What you should do — Could you give the data below again, exactly and completely?

Supplied data —
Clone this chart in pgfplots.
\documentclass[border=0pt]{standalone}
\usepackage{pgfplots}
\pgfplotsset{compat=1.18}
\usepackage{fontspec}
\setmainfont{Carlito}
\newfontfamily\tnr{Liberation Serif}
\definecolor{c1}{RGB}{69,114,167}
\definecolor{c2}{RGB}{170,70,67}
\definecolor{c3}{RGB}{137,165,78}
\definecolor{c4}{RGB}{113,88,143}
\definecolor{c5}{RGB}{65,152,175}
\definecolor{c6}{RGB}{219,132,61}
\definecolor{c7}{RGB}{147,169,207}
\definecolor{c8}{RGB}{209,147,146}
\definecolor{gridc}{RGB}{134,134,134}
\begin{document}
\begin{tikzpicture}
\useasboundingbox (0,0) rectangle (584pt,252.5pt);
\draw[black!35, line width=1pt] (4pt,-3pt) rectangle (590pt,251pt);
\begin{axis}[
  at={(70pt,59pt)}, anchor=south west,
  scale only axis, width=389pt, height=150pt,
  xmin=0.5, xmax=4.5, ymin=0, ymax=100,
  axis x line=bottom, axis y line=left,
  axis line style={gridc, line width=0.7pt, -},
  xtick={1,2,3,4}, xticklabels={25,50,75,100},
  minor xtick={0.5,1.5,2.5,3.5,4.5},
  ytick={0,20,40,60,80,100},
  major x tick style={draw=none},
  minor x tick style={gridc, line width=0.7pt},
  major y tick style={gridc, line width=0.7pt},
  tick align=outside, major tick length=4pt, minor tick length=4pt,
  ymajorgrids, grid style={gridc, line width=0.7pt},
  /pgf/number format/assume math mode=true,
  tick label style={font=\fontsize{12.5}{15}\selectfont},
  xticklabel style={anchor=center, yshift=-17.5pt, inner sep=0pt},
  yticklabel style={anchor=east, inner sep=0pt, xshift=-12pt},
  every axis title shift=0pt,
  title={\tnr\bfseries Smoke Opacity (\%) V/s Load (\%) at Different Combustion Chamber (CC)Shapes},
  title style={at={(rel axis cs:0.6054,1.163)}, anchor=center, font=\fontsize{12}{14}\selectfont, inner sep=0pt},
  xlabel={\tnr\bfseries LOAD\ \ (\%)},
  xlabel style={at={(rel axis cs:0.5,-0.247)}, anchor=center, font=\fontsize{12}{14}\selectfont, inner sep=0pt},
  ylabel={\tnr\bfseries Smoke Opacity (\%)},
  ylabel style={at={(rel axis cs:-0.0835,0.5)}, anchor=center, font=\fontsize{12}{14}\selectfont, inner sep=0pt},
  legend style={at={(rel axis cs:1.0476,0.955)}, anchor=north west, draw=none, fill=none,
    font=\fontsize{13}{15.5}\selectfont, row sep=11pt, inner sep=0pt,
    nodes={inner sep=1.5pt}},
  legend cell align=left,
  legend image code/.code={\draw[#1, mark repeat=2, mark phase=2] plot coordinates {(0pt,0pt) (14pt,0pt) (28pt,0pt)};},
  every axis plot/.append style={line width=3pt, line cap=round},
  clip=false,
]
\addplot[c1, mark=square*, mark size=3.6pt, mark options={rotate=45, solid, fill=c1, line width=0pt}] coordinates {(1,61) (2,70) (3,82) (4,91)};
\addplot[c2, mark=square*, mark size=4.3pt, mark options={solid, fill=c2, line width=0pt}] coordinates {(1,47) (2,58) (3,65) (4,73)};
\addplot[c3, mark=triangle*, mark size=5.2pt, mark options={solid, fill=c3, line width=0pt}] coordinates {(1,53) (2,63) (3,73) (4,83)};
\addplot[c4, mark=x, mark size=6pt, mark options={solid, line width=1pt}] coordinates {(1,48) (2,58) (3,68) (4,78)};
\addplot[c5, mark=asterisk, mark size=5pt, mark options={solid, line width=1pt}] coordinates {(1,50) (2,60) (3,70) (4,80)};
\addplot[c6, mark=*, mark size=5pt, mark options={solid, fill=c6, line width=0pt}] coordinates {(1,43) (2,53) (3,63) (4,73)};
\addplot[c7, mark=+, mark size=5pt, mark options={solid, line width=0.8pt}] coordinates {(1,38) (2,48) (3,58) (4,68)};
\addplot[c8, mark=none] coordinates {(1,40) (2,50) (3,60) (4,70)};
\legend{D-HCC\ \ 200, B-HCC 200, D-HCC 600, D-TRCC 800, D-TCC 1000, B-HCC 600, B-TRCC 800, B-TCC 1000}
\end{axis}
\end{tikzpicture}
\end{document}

Correct output —
Clone this chart in pgfplots.
\documentclass[border=0pt]{standalone}
\usepackage{pgfplots}
\pgfplotsset{compat=1.18}
\usepackage{fontspec}
\setmainfont{Carlito}
\newfontfamily\tnr{Liberation Serif}
\definecolor{c1}{RGB}{69,114,167}
\definecolor{c2}{RGB}{170,70,67}
\definecolor{c3}{RGB}{137,165,78}
\definecolor{c4}{RGB}{113,88,143}
\definecolor{c5}{RGB}{65,152,175}
\definecolor{c6}{RGB}{219,132,61}
\definecolor{c7}{RGB}{147,169,207}
\definecolor{c8}{RGB}{209,147,146}
\definecolor{gridc}{RGB}{134,134,134}
\begin{document}
\begin{tikzpicture}
\useasboundingbox (0,0) rectangle (584pt,252.5pt);
\draw[black!35, line width=1pt] (4pt,-3pt) rectangle (590pt,251pt);
\begin{axis}[
  at={(70pt,59pt)}, anchor=south west,
  scale only axis, width=389pt, height=150pt,
  xmin=0.5, xmax=4.5, ymin=0, ymax=100,
  axis x line=bottom, axis y line=left,
  axis line style={gridc, line width=0.7pt, -},
  xtick={1,2,3,4}, xticklabels={25,50,75,100},
  minor xtick={0.5,1.5,2.5,3.5,4.5},
  ytick={0,20,40,60,80,100},
  major x tick style={draw=none},
  minor x tick style={gridc, line width=0.7pt},
  major y tick style={gridc, line width=0.7pt},
  tick align=outside, major tick length=4pt, minor tick length=4pt,
  ymajorgrids, grid style={gridc, line width=0.7pt},
  /pgf/number format/assume math mode=true,
  tick label style={font=\fontsize{12.5}{15}\selectfont},
  xticklabel style={anchor=center, yshift=-17.5pt, inner sep=0pt},
  yticklabel style={anchor=east, inner sep=0pt, xshift=-12pt},
  every axis title shift=0pt,
  title={\tnr\bfseries Smoke Opacity (\%) V/s Load (\%) at Different Combustion Chamber (CC)Shapes},
  title style={at={(rel axis cs:0.6054,1.163)}, anchor=center, font=\fontsize{12}{14}\selectfont, inner sep=0pt},
  xlabel={\tnr\bfseries LOAD\ \ (\%)},
  xlabel style={at={(rel axis cs:0.5,-0.247)}, anchor=center, font=\fontsize{12}{14}\selectfont, inner sep=0pt},
  ylabel={\tnr\bfseries Smoke Opacity (\%)},
  ylabel style={at={(rel axis cs:-0.0835,0.5)}, anchor=center, font=\fontsize{12}{14}\selectfont, inner sep=0pt},
  legend style={at={(rel axis cs:1.0476,0.955)}, anchor=north west, draw=none, fill=none,
    font=\fontsize{13}{15.5}\selectfont, row sep=11pt, inner sep=0pt,
    nodes={inner sep=1.5pt}},
  legend cell align=left,
  legend image code/.code={\draw[#1, mark repeat=2, mark phase=2] plot coordinates {(0pt,0pt) (14pt,0pt) (28pt,0pt)};},
  every axis plot/.append style={line width=3pt, line cap=round},
  clip=false,
]
\addplot[c1, mark=square*, mark size=3.6pt, mark options={rotate=45, solid, fill=c1, line width=0pt}] coordinates {(1,61) (2,70) (3,82) (4,91)};
\addplot[c2, mark=square*, mark size=4.3pt, mark options={solid, fill=c2, line width=0pt}] coordinates {(1,47) (2,58) (3,65) (4,73)};
\addplot[c3, mark=triangle*, mark size=5.2pt, mark options={solid, fill=c3, line width=0pt}] coordinates {(1,53) (2,63) (3,73) (4,83)};
\addplot[c4, mark=x, mark size=6pt, mark options={solid, line width=1pt}] coordinates {(1,48) (2,58) (3,68) (4,78)};
\addplot[c5, mark=asterisk, mark size=5pt, mark options={solid, line width=1pt}] coordinates {(1,50) (2,60) (3,70) (4,80)};
\addplot[c6, mark=*, mark size=5pt, mark options={solid, fill=c6, line width=0pt}] coordinates {(1,43) (2,53) (3,63) (4,73)};
\addplot[c7, mark=+, mark size=5pt, mark options={solid, line width=0.8pt}] coordinates {(1,38) (2,48) (3,58) (4,68)};
\addplot[c8, mark=none] coordinates {(1,40) (2,50) (3,60) (4,70)};
\legend{D-HCC\ \ 200, B-HCC 200, D-HCC 600, D-TRCC 800, D-TCC 1000, B-HCC 600, B-TRCC 800, B-TCC 1000}
\end{axis}
\end{tikzpicture}
\end{document}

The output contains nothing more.